Digg has officially relaunched as a modern alternative to Reddit with a public beta. Digg founder Kevin Rose teamed up with Alexis Ohanian, one of Reddit’s original creators, for the comeback.
Before Reddit became the front page of the internet, Digg was where users surfaced interesting links through upvotes. A controversial redesign more than a decade ago pushed much of its community elsewhere to Reddit.
The new Digg is now live at digg.com allowing anyone to sign up and explore features. Prior to the public opening, around 67,000 users were invited to test the platform.
At launch, Digg offers more than 20 broad interest communities covering science, technology, gaming, entertainment, and humor topics. Users can create new communities around specific interests, but each group has a single manager currently.

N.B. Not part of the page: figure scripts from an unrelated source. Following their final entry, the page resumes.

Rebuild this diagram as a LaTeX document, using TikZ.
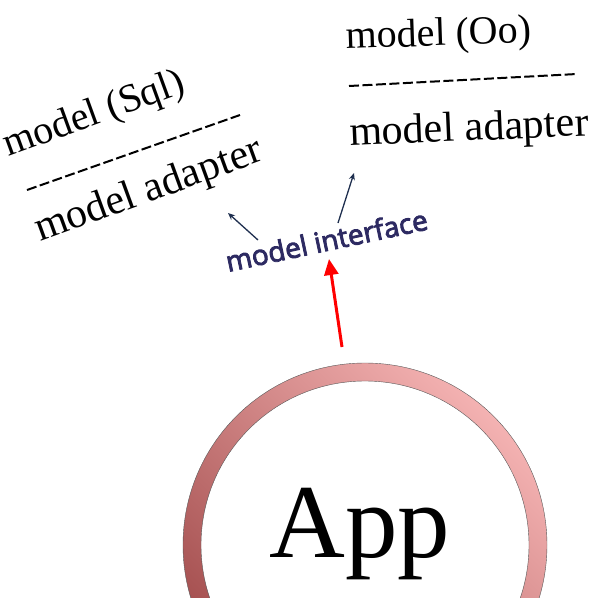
\documentclass[tikz,border=0pt]{standalone}
\usepackage{fontspec}
\setmainfont{Liberation Serif}
\newfontfamily\ifont[FakeBold=3]{Open Sans}
\usetikzlibrary{arrows.meta}
\definecolor{navy}{HTML}{2D2A62}
\definecolor{arrowc}{HTML}{1F2F4F}
\definecolor{ringdark}{HTML}{A24C4C}
\definecolor{ringlight}{HTML}{F4B2B2}
\tikzset{
  lbl/.style={font=\fontsize{40}{40}\selectfont, inner sep=0pt, anchor=base west},
  lblb/.style={font=\fontsize{42}{42}\selectfont, inner sep=0pt, anchor=base west},
  sep/.style={line width=2pt, dash pattern=on 10pt off 3.5pt},
  small/.style={draw=arrowc, line width=1.3pt, -{Stealth[length=7pt,width=6pt]}},
}
\begin{document}
\begin{tikzpicture}[x=1pt,y=-1pt]
\useasboundingbox (0,0) rectangle (598,598);
\begin{scope}
\clip (0,0) rectangle (598,598);
\shade[even odd rule, left color=ringlight, right color=ringdark, shading angle=-45]
  (365,545) circle[radius=182] (365,545) circle[radius=164];
\draw[gray!70!black, line width=0.4pt] (365,545) circle[radius=182];
\draw[gray!70!black, line width=0.4pt] (365,545) circle[radius=164];
\end{scope}
\node[font=\fontsize{105}{105}\selectfont, inner sep=0pt, anchor=base] (app) at (360,557) {App};
\coordinate (apptop) at (342,347);
% left block
\node[lbl, rotate=20] (sql) at (8,157) {model (Sql)};
\coordinate (ls1) at (27,190);
\coordinate (ls2) at (240,115);
\draw[sep] (ls1) -- (ls2);
\node[lblb, rotate=20] (lad) at (40,242) {model adapter};
% right block
\node[lbl, rotate=2] (oo) at (346,49) {model (Oo)};
\coordinate (rs1) at (349,86);
\coordinate (rs2) at (577,74);
\draw[sep] (rs1) -- (rs2);
\node[lblb, rotate=2.5] (rad) at (350,146) {model adapter};
% interface
\node[font=\ifont\fontsize{28}{28}\selectfont, text=navy, inner sep=0pt, anchor=base west, rotate=12] (mi) at (228,272) {model interface};
\coordinate (la0) at (258,240);
\coordinate (la1) at (228,213);
\coordinate (ra0) at (338,223);
\coordinate (ra1) at (354,173);
\draw[small] (la0) -- (la1);
\draw[small] (ra0) -- (ra1);
\coordinate (redtip) at (329,259);
\draw[red, line width=3pt, -{Triangle[length=16pt,width=14pt]}] (apptop) -- (redtip);
\end{tikzpicture}
\end{document}
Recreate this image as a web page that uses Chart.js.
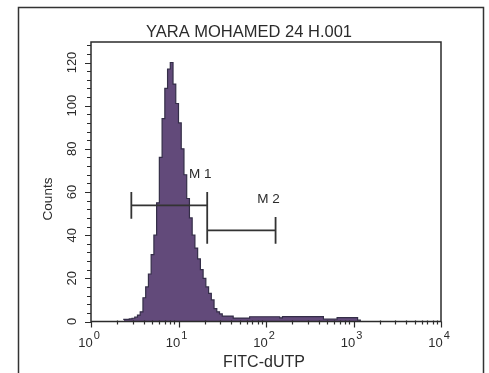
<!DOCTYPE html>
<html>
<head>
<meta charset="utf-8">
<script src="https://cdn.jsdelivr.net/npm/chart.js@4.4.1/dist/chart.umd.min.js"></script>
<style>
  html, body { margin: 0; padding: 0; background: #fff; }
  #wrap { width: 489px; height: 373px; }
</style>
</head>
<body>
<div id="wrap"><canvas id="histo" width="489" height="373"></canvas></div>
<script>
const TITLE = "YARA MOHAMED 24 H.001";
const X_LABEL = "FITC-dUTP";
const Y_LABEL = "Counts";
const CH_PER_DECADE = 64;
const decadeExponents = [0, 1, 2, 3, 4];
const yTickLabels = [0, 20, 40, 60, 80, 100, 120];

// histogram bins: left edge in channels (64 per decade), count in that bin
const channelStart = [24, 26, 28, 30, 32, 34, 36, 38, 40, 42, 44, 46, 48, 50, 52, 54, 56, 58, 60, 62,
  64, 66, 68, 70, 72, 74, 76, 78, 80, 82, 84, 86, 88, 90, 92, 94, 96, 104, 116, 138,
  140, 170, 180, 195, 197, 200];
const binCount = [0.7, 1, 1, 1.2, 1.5, 2, 3, 4.5, 11, 16, 22, 31, 40, 55, 76, 94, 108, 117, 120, 110,
  101, 92, 80, 68, 57, 48, 40, 34, 29, 24, 20, 16, 13, 10, 6, 4.5, 3.5, 2.5, 1.6, 2.2,
  1.7, 2.3, 1.1, 1.8, 0.6, 0];

// marker gates
const gateNames = ["M1", "M2"];
const gateStart = [29.5, 85];
const gateEnd = [85, 135];
const gateLevel = [53.8, 42.2];

function gatePoints() {
  const pts = [];
  gateNames.forEach((name, i) => {
    const h = 6.2;
    pts.push({ x: gateStart[i], y: gateLevel[i] }, { x: gateEnd[i], y: gateLevel[i] }, { x: gateEnd[i], y: null });
    pts.push({ x: gateStart[i], y: gateLevel[i] + h }, { x: gateStart[i], y: gateLevel[i] - h }, { x: gateStart[i], y: null });
    pts.push({ x: gateEnd[i], y: gateLevel[i] + h }, { x: gateEnd[i], y: gateLevel[i] - h }, { x: gateEnd[i], y: null });
  });
  return pts;
}

const FONT = "'Liberation Sans', Arial, Helvetica, sans-serif";
const INK = "#2b2b2b";

const decorPlugin = {
  id: "decor",
  afterDraw(chart) {
    const ctx = chart.ctx;
    const { left, top, right, bottom } = chart.chartArea;
    const xs = chart.scales.x;
    const ys = chart.scales.y;
    ctx.save();

    // outer frame (bottom is off the picture)
    ctx.strokeStyle = "#333";
    ctx.lineWidth = 1.5;
    ctx.beginPath();
    ctx.moveTo(18.5, 373);
    ctx.lineTo(18.5, 7.5);
    ctx.lineTo(483.5, 7.5);
    ctx.lineTo(483.5, 373);
    ctx.stroke();

    // plot box
    ctx.strokeStyle = INK;
    ctx.lineWidth = 1.5;
    ctx.strokeRect(left, top, right - left, bottom - top);

    // y ticks
    ctx.lineWidth = 1.2;
    ctx.beginPath();
    for (let v = 0; v <= 128; v += 4) {
      const y = Math.round(ys.getPixelForValue(v)) + 0.5;
      const len = v % 20 === 0 ? 6 : 4;
      ctx.moveTo(left - len, y);
      ctx.lineTo(left, y);
    }
    // x ticks
    for (let d = 0; d < 4; d++) {
      for (let k = 1; k <= 9; k++) {
        const x = Math.round(xs.getPixelForValue((d + Math.log10(k)) * CH_PER_DECADE)) + 0.5;
        const len = k === 1 ? 6 : 3;
        ctx.moveTo(x, bottom - (k === 1 ? 0 : 1));
        ctx.lineTo(x, bottom + len);
      }
    }
    const xEnd = Math.round(xs.getPixelForValue(4 * CH_PER_DECADE)) + 0.5;
    ctx.moveTo(xEnd, bottom);
    ctx.lineTo(xEnd, bottom + 6);
    ctx.stroke();

    ctx.fillStyle = INK;

    // y tick labels, rotated
    ctx.font = "13px " + FONT;
    ctx.textAlign = "center";
    ctx.textBaseline = "middle";
    yTickLabels.forEach((v) => {
      ctx.save();
      ctx.translate(left - 19, ys.getPixelForValue(v));
      ctx.rotate(-Math.PI / 2);
      ctx.fillText(String(v), 0, 0);
      ctx.restore();
    });

    // x tick labels 10^n
    decadeExponents.forEach((e) => {
      const x = xs.getPixelForValue(e * CH_PER_DECADE);
      ctx.font = "13px " + FONT;
      const wBase = ctx.measureText("10").width;
      ctx.font = "11px " + FONT;
      const wExp = ctx.measureText(String(e)).width;
      const x0 = x - (wBase + 1 + wExp) / 2 - 2;
      ctx.textAlign = "left";
      ctx.textBaseline = "alphabetic";
      ctx.font = "13px " + FONT;
      ctx.fillText("10", x0, 347);
      ctx.font = "11px " + FONT;
      ctx.fillText(String(e), x0 + wBase + 1, 339);
    });

    // title and axis titles
    ctx.textAlign = "center";
    ctx.textBaseline = "middle";
    ctx.font = "16.5px " + FONT;
    ctx.fillText(TITLE, 249, 32);
    ctx.font = "16px " + FONT;
    ctx.fillText(X_LABEL, 264, 363);
    ctx.save();
    ctx.translate(48, 199);
    ctx.rotate(-Math.PI / 2);
    ctx.font = "13.5px " + FONT;
    ctx.fillText(Y_LABEL, 0, 0);
    ctx.restore();

    // gate names
    ctx.font = "13.5px " + FONT;
    gateNames.forEach((name, i) => {
      const x = xs.getPixelForValue(gateEnd[i]) - 7;
      const y = ys.getPixelForValue(gateLevel[i]) - 31;
      ctx.fillText(name.split("").join(" "), x, y);
    });

    ctx.restore();
  },
};

new Chart(document.getElementById("histo"), {
  type: "line",
  data: {
    datasets: [
      {
        label: "histogram",
        data: channelStart.map((c, i) => ({ x: c, y: binCount[i] })),
        stepped: "after",
        fill: "origin",
        backgroundColor: "rgb(98, 74, 122)",
        borderColor: "rgb(52, 46, 72)",
        borderWidth: 1.2,
        pointRadius: 0,
        order: 2,
      },
      {
        label: "gates",
        data: gatePoints(),
        borderColor: "#333",
        borderWidth: 1.8,
        pointRadius: 0,
        spanGaps: false,
        fill: false,
        order: 1,
      },
    ],
  },
  options: {
    responsive: false,
    animation: false,
    devicePixelRatio: 1,
    layout: { padding: { left: 91, top: 42, right: 48, bottom: 51.5 } },
    plugins: { legend: { display: false }, tooltip: { enabled: false } },
    scales: {
      x: { type: "linear", min: 0, max: 4 * CH_PER_DECADE, display: false },
      y: { type: "linear", min: 0, max: 129.5, display: false },
    },
  },
  plugins: [decorPlugin],
});
</script>
</body>
</html>
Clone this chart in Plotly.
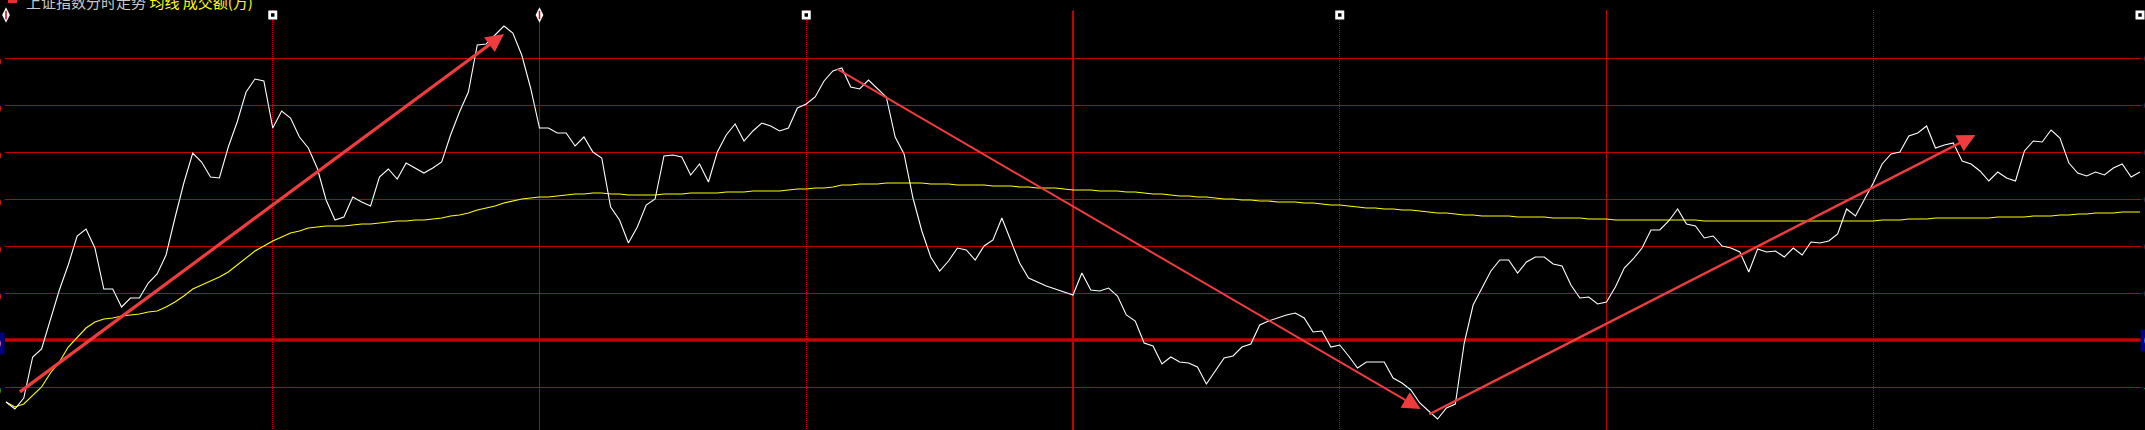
import plotly.graph_objects as go

# ---------------- data ----------------
PREV_CLOSE = 3200.0
GRID_STEP = 4.7
TITLE_MAIN = "上证指数分时走势"
TITLE_SUB = "均线 成交额(万)"

PRICE = [
    3193.8, 3193.1, 3194.2, 3198.3, 3199.1, 3202.0, 3205.0, 3207.5, 3210.4, 3211.1,
    3209.2, 3205.1, 3205.1, 3203.3, 3204.2, 3204.2, 3205.7, 3206.6, 3208.5, 3212.2,
    3215.7, 3218.7, 3217.8, 3216.3, 3216.2, 3219.3, 3221.8, 3224.8, 3226.1, 3225.9,
    3221.2, 3222.9, 3222.2, 3220.3, 3219.2, 3217.2, 3214.0, 3212.0, 3212.3, 3214.3,
    3213.8, 3213.4, 3216.3, 3217.1, 3216.1, 3217.7, 3217.2, 3216.7, 3217.2, 3217.8,
    3220.5, 3222.8, 3224.8, 3229.5, 3229.6, 3230.5, 3231.4, 3230.7, 3228.5, 3225.2,
    3221.2, 3221.2, 3220.7, 3220.7, 3219.4, 3220.3, 3218.8, 3218.2, 3213.3, 3212.0,
    3209.7, 3211.3, 3213.5, 3214.1, 3218.4, 3218.5, 3218.3, 3216.5, 3217.6, 3215.8,
    3218.8, 3220.5, 3221.6, 3219.9, 3220.9, 3221.7, 3221.4, 3220.9, 3221.2, 3223.2,
    3223.6, 3224.3, 3225.9, 3226.9, 3227.2, 3225.3, 3225.1, 3226.0, 3225.2, 3224.3,
    3220.3, 3218.6, 3214.2, 3210.9, 3208.3, 3206.9, 3207.9, 3209.2, 3209.0, 3208.0,
    3209.4, 3210.0, 3212.2, 3210.0, 3207.7, 3206.2, 3205.8, 3205.4, 3205.1, 3204.8,
    3204.5, 3206.7, 3205.0, 3204.9, 3205.2, 3204.4, 3202.5, 3201.9, 3199.7, 3199.4,
    3197.6, 3198.3, 3197.8, 3197.7, 3197.3, 3195.6, 3196.9, 3198.2, 3198.4, 3199.3,
    3199.6, 3201.5, 3201.9, 3202.2, 3202.5, 3202.7, 3202.2, 3200.8, 3200.9, 3199.3,
    3199.5, 3198.4, 3197.2, 3197.8, 3197.8, 3197.8, 3196.2, 3195.7, 3195.0, 3193.7,
    3192.9, 3192.1, 3193.2, 3193.6, 3199.7, 3203.5, 3205.2, 3206.9, 3208.0, 3208.0,
    3206.7, 3207.8, 3208.3, 3208.3, 3207.6, 3207.4, 3205.5, 3204.2, 3204.3, 3203.6,
    3203.8, 3205.3, 3207.2, 3208.1, 3209.2, 3211.0, 3211.0, 3211.9, 3213.1, 3211.6,
    3211.4, 3210.2, 3210.4, 3209.4, 3209.2, 3208.8, 3206.8, 3209.1, 3208.8, 3208.9,
    3208.3, 3209.2, 3208.5, 3209.8, 3209.7, 3209.9, 3210.6, 3213.1, 3212.4, 3214.0,
    3215.7, 3217.6, 3218.6, 3218.8, 3220.4, 3220.7, 3221.4, 3219.2, 3219.5, 3219.7,
    3217.9, 3217.6, 3216.9, 3215.9, 3216.8, 3216.2, 3215.9, 3218.9, 3219.9, 3219.8,
    3221.0, 3220.2, 3217.7, 3216.7, 3216.4, 3216.8, 3216.5, 3217.2, 3217.6, 3216.3,
    3216.8,
]

AVG = [
    3193.8, 3193.3, 3193.6, 3194.5, 3195.3, 3196.7, 3197.8, 3199.3, 3200.3, 3201.2,
    3201.8, 3202.1, 3202.2, 3202.4, 3202.5, 3202.6, 3202.8, 3202.9, 3203.3, 3203.8,
    3204.4, 3205.1, 3205.5, 3205.9, 3206.3, 3206.8, 3207.5, 3208.2, 3208.9, 3209.4,
    3209.9, 3210.3, 3210.7, 3210.9, 3211.2, 3211.3, 3211.4, 3211.4, 3211.4, 3211.5,
    3211.6, 3211.6, 3211.7, 3211.8, 3211.9, 3211.9, 3212.0, 3212.0, 3212.1, 3212.2,
    3212.4, 3212.5, 3212.7, 3213.0, 3213.2, 3213.4, 3213.7, 3213.9, 3214.1, 3214.2,
    3214.3, 3214.3, 3214.4, 3214.5, 3214.6, 3214.6, 3214.7, 3214.7, 3214.6, 3214.6,
    3214.5, 3214.5, 3214.5, 3214.5, 3214.6, 3214.6, 3214.6, 3214.7, 3214.7, 3214.7,
    3214.7, 3214.8, 3214.8, 3214.8, 3214.9, 3214.9, 3214.9, 3214.9, 3215.0, 3215.1,
    3215.1, 3215.2, 3215.2, 3215.3, 3215.5, 3215.5, 3215.6, 3215.6, 3215.6, 3215.7,
    3215.7, 3215.7, 3215.7, 3215.7, 3215.6, 3215.6, 3215.6, 3215.5, 3215.5, 3215.5,
    3215.5, 3215.4, 3215.4, 3215.4, 3215.3, 3215.3, 3215.2, 3215.2, 3215.2, 3215.1,
    3215.0, 3215.0, 3215.0, 3214.9, 3214.9, 3214.9, 3214.8, 3214.8, 3214.7, 3214.6,
    3214.6, 3214.5, 3214.4, 3214.4, 3214.3, 3214.3, 3214.2, 3214.1, 3214.1, 3214.0,
    3214.0, 3213.9, 3213.9, 3213.8, 3213.8, 3213.8, 3213.7, 3213.7, 3213.6, 3213.5,
    3213.5, 3213.4, 3213.3, 3213.2, 3213.2, 3213.1, 3213.1, 3213.0, 3213.0, 3212.9,
    3212.8, 3212.7, 3212.7, 3212.6, 3212.5, 3212.5, 3212.4, 3212.4, 3212.4, 3212.4,
    3212.3, 3212.3, 3212.3, 3212.3, 3212.2, 3212.2, 3212.2, 3212.2, 3212.1, 3212.1,
    3212.1, 3212.0, 3212.0, 3212.0, 3212.0, 3212.0, 3212.0, 3212.0, 3212.0, 3212.0,
    3212.0, 3211.9, 3211.9, 3211.9, 3211.9, 3211.9, 3211.9, 3211.9, 3211.9, 3211.9,
    3211.9, 3211.9, 3211.9, 3211.9, 3211.9, 3211.9, 3211.9, 3211.9, 3211.9, 3211.9,
    3211.9, 3212.0, 3212.0, 3212.0, 3212.1, 3212.1, 3212.1, 3212.2, 3212.2, 3212.2,
    3212.2, 3212.2, 3212.2, 3212.2, 3212.3, 3212.3, 3212.3, 3212.3, 3212.4, 3212.4,
    3212.4, 3212.5, 3212.5, 3212.6, 3212.6, 3212.7, 3212.7, 3212.7, 3212.8, 3212.8,
    3212.8,
]

MINUTES = list(range(len(PRICE)))           # 0 = 09:30 ... 240 = 15:00
SOLID_V = [0, 60, 120, 180, 240]             # solid time grid (minutes)
DOTTED_V = [30, 90, 150, 210]                # dotted time grid (minutes)
MIDDAY = 120
GRID_K = list(range(-2, 8))                  # grid levels in steps from prev close

# drawn trend arrows: (tail minute, tail price, head minute, head price, width)
ARROWS = [
    (1.4, 3194.7, 56.0, 3230.6, 3.2),
    (93.3, 3227.2, 159.1, 3193.1, 2.0),
    (159.9, 3192.5, 221.5, 3220.5, 2.4),
]
# top marker positions (minutes)
HANDLE_MARKS = [0, 60]
BOX_MARKS = [30, 90, 150, 240]

# ---------------- styling ----------------
RED = "#c40000"
ARROW_RED = "#f03c3c"
BG = "black"
W, H = 2145, 430
ML, MR, MT, MB = 5, 4, 10, 0
PLOT_W = W - ML - MR
PLOT_H = H - MT - MB


def px_x(p):
    """pixel column -> paper x (for decorations outside the plot area)"""
    return (p - ML) / PLOT_W


def px_y(p):
    """pixel row -> paper y"""
    return 1 - (p - MT) / PLOT_H


grid_vals = [PREV_CLOSE + k * GRID_STEP for k in GRID_K]
top_level = PREV_CLOSE + 7 * GRID_STEP

fig = go.Figure()

fig.add_trace(go.Scatter(x=MINUTES, y=AVG, mode="lines",
                         line=dict(color="#ffff00", width=1.1), hoverinfo="skip"))
fig.add_trace(go.Scatter(x=MINUTES, y=PRICE, mode="lines",
                         line=dict(color="#ffffff", width=1.1), hoverinfo="skip"))

mark_y = top_level - 0.4
fig.add_trace(go.Scatter(x=HANDLE_MARKS, y=[mark_y] * len(HANDLE_MARKS), mode="markers",
                         marker=dict(symbol="diamond-tall", size=11, color="white",
                                     line=dict(width=0)),
                         cliponaxis=False, hoverinfo="skip"))
fig.add_trace(go.Scatter(x=HANDLE_MARKS, y=[mark_y] * len(HANDLE_MARKS), mode="markers",
                         marker=dict(symbol="line-ns", size=6,
                                     line=dict(width=1.5, color="#c40000")),
                         cliponaxis=False, hoverinfo="skip"))
fig.add_trace(go.Scatter(x=BOX_MARKS, y=[mark_y] * len(BOX_MARKS), mode="markers",
                         marker=dict(symbol="square", size=9, color="white",
                                     line=dict(width=0)),
                         cliponaxis=False, hoverinfo="skip"))
fig.add_trace(go.Scatter(x=BOX_MARKS, y=[mark_y] * len(BOX_MARKS), mode="markers",
                         marker=dict(symbol="square", size=3.5, color="black",
                                     line=dict(width=0)),
                         cliponaxis=False, hoverinfo="skip"))

shapes = [
    dict(type="line", xref="paper", x0=0, x1=1, yref="y", y0=PREV_CLOSE, y1=PREV_CLOSE,
         line=dict(color=RED, width=3.6), layer="below"),
    dict(type="line", xref="x", x0=MIDDAY, x1=MIDDAY, yref="y", y0=grid_vals[0], y1=top_level,
         line=dict(color=RED, width=2), layer="below"),
    # small red icon at the top-left corner (mostly outside the window)
    dict(type="rect", xref="paper", yref="paper", x0=px_x(8), x1=px_x(17),
         y0=px_y(3), y1=px_y(0), fillcolor="#e03030", line=dict(width=0)),
]

annotations = []
for (ax, ay, hx, hy, w) in ARROWS:
    annotations.append(dict(x=hx, y=hy, ax=ax, ay=ay, xref="x", yref="y",
                            axref="x", ayref="y", text="", showarrow=True,
                            arrowhead=2, arrowsize=3.6 / w, arrowwidth=w,
                            arrowcolor=ARROW_RED, standoff=0, startstandoff=0))

# side scale labels (price on the left, percent on the right), mostly outside the window
for k, v in zip(GRID_K, grid_vals):
    if k < -1:
        continue
    pct = (v - PREV_CLOSE) / PREV_CLOSE * 100
    if k > 0:
        col, bg = "#ff4040", None
    elif k < 0:
        col, bg = "#40ff40", None
    else:
        col, bg = "#d0d0ff", "#000080"
    if k < 7:
        annotations.append(dict(xref="paper", x=0, xanchor="right", xshift=0,
                                yref="y", y=v, yanchor="middle", yshift=-3,
                                text=f"{v:.2f}", showarrow=False,
                                font=dict(color=col, size=13, family="Liberation Sans"),
                                bgcolor=bg, borderpad=3))
    annotations.append(dict(xref="paper", x=1, xanchor="left", xshift=-1,
                            yref="y", y=v, yanchor="middle",
                            text=f"{pct:.2f}%", showarrow=False,
                            font=dict(color=col, size=13, family="Liberation Sans"),
                            bgcolor=bg, borderpad=3))

annotations.append(dict(xref="paper", x=0, xanchor="left", xshift=19,
                        yref="paper", y=1, yanchor="bottom", yshift=-4,
                        text=f"<span style='color:#c8c8c8'>{TITLE_MAIN}</span> "
                             f"<span style='color:#ffff00'>{TITLE_SUB}</span>",
                        showarrow=False,
                        font=dict(size=15, family="Noto Sans CJK SC", color="#c8c8c8")))

fig.update_layout(
    width=W, height=H,
    margin=dict(l=ML, r=MR, t=MT, b=MB),
    paper_bgcolor=BG, plot_bgcolor=BG,
    showlegend=False,
    shapes=shapes,
    annotations=annotations,
    xaxis=dict(range=[-0.1125, 240.1125], tickmode="array", tickvals=SOLID_V,
               showticklabels=False, ticks="", showgrid=True, gridcolor=RED, gridwidth=1,
               zeroline=False, showline=False, fixedrange=True,
               minor=dict(tickmode="array", tickvals=DOTTED_V, showgrid=True,
                          gridcolor="#d00000", gridwidth=1, griddash="1px,1px", ticks="")),
    yaxis=dict(range=[3191.0, 3233.0], tickmode="array", tickvals=grid_vals,
               showticklabels=False, ticks="", showgrid=True, gridcolor=RED, gridwidth=1,
               zeroline=False, showline=False, fixedrange=True),
)

fig.write_html("out.html",
               config={"displayModeBar": False, "staticPlot": True},
               post_script="document.body.style.margin='0';document.body.style.overflow='hidden';"
                           "document.documentElement.style.overflow='hidden';")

Rose emphasized that trust and authenticity are central to Digg’s reboot strategy. One safeguard involves verifying users within certain communities, like requiring proof of ownership for hardware focused groups.
Digg CEO Justin Mezzell said the team launched with a lean feature set intentionally. Instead of waiting for a fully built platform, Digg plans to introduce updates on a weekly basis.
Digg also launched Digg Daily, an AI generated podcast summarizing trending discussions on the platform. The company is open to replacing AI narration with human hosts depending on community feedback.